══ SOURCE EXCERPT ══

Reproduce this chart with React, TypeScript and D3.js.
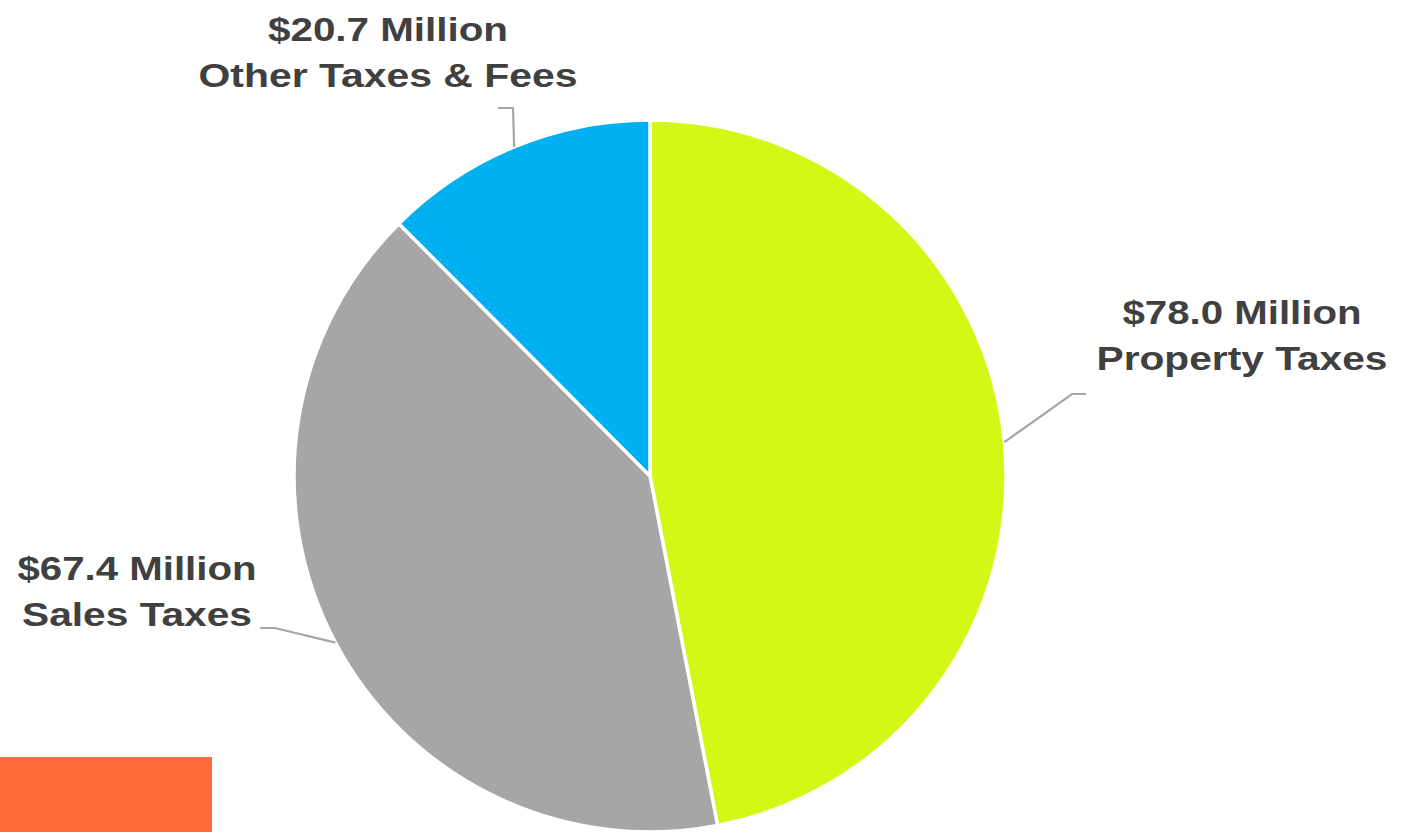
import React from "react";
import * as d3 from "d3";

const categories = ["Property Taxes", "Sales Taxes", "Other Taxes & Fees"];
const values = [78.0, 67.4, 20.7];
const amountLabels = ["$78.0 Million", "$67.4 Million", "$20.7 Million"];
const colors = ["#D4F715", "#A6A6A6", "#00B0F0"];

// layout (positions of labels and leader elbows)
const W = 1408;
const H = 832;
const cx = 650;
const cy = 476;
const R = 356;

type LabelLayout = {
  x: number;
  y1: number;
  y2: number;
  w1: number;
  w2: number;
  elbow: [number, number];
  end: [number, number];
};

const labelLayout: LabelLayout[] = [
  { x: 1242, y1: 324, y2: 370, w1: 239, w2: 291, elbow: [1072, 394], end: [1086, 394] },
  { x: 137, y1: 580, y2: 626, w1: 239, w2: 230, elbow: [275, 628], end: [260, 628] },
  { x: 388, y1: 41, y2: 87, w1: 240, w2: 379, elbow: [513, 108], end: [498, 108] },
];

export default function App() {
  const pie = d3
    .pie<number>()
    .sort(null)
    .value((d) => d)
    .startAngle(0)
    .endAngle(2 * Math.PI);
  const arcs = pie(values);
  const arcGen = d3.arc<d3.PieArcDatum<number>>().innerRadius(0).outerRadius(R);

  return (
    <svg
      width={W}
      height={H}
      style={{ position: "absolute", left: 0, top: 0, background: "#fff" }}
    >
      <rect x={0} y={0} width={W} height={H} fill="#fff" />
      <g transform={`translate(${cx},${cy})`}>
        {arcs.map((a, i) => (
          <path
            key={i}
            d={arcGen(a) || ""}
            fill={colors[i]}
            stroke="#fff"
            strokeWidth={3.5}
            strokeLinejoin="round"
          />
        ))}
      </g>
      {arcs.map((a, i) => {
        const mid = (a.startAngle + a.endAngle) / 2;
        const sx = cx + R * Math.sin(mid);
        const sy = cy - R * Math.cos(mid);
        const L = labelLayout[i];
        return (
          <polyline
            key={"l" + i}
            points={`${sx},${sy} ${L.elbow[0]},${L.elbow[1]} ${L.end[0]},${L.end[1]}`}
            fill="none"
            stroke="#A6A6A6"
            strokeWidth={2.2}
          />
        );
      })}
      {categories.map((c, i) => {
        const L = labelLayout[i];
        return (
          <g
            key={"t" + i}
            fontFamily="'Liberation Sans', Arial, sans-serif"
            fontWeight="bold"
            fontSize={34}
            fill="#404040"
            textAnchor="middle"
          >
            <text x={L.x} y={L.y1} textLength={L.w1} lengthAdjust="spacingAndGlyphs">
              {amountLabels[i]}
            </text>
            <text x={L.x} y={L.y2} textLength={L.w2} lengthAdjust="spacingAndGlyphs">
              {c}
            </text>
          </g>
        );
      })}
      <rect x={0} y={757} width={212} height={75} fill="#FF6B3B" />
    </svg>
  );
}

═══

_WORK TO BE COMPLETED_. All of the lines above should be printed exactly, minus the pictures.

_RESPONSE TO THE EXERCISE_.
Reproduce this chart with React, TypeScript and D3.js.
import React from "react";
import * as d3 from "d3";

const categories = ["Property Taxes", "Sales Taxes", "Other Taxes & Fees"];
const values = [78.0, 67.4, 20.7];
const amountLabels = ["$78.0 Million", "$67.4 Million", "$20.7 Million"];
const colors = ["#D4F715", "#A6A6A6", "#00B0F0"];

// layout (positions of labels and leader elbows)
const W = 1408;
const H = 832;
const cx = 650;
const cy = 476;
const R = 356;

type LabelLayout = {
  x: number;
  y1: number;
  y2: number;
  w1: number;
  w2: number;
  elbow: [number, number];
  end: [number, number];
};

const labelLayout: LabelLayout[] = [
  { x: 1242, y1: 324, y2: 370, w1: 239, w2: 291, elbow: [1072, 394], end: [1086, 394] },
  { x: 137, y1: 580, y2: 626, w1: 239, w2: 230, elbow: [275, 628], end: [260, 628] },
  { x: 388, y1: 41, y2: 87, w1: 240, w2: 379, elbow: [513, 108], end: [498, 108] },
];

export default function App() {
  const pie = d3
    .pie<number>()
    .sort(null)
    .value((d) => d)
    .startAngle(0)
    .endAngle(2 * Math.PI);
  const arcs = pie(values);
  const arcGen = d3.arc<d3.PieArcDatum<number>>().innerRadius(0).outerRadius(R);

  return (
    <svg
      width={W}
      height={H}
      style={{ position: "absolute", left: 0, top: 0, background: "#fff" }}
    >
      <rect x={0} y={0} width={W} height={H} fill="#fff" />
      <g transform={`translate(${cx},${cy})`}>
        {arcs.map((a, i) => (
          <path
            key={i}
            d={arcGen(a) || ""}
            fill={colors[i]}
            stroke="#fff"
            strokeWidth={3.5}
            strokeLinejoin="round"
          />
        ))}
      </g>
      {arcs.map((a, i) => {
        const mid = (a.startAngle + a.endAngle) / 2;
        const sx = cx + R * Math.sin(mid);
        const sy = cy - R * Math.cos(mid);
        const L = labelLayout[i];
        return (
          <polyline
            key={"l" + i}
            points={`${sx},${sy} ${L.elbow[0]},${L.elbow[1]} ${L.end[0]},${L.end[1]}`}
            fill="none"
            stroke="#A6A6A6"
            strokeWidth={2.2}
          />
        );
      })}
      {categories.map((c, i) => {
        const L = labelLayout[i];
        return (
          <g
            key={"t" + i}
            fontFamily="'Liberation Sans', Arial, sans-serif"
            fontWeight="bold"
            fontSize={34}
            fill="#404040"
            textAnchor="middle"
          >
            <text x={L.x} y={L.y1} textLength={L.w1} lengthAdjust="spacingAndGlyphs">
              {amountLabels[i]}
            </text>
            <text x={L.x} y={L.y2} textLength={L.w2} lengthAdjust="spacingAndGlyphs">
              {c}
            </text>
          </g>
        );
      })}
      <rect x={0} y={757} width={212} height={75} fill="#FF6B3B" />
    </svg>
  );
}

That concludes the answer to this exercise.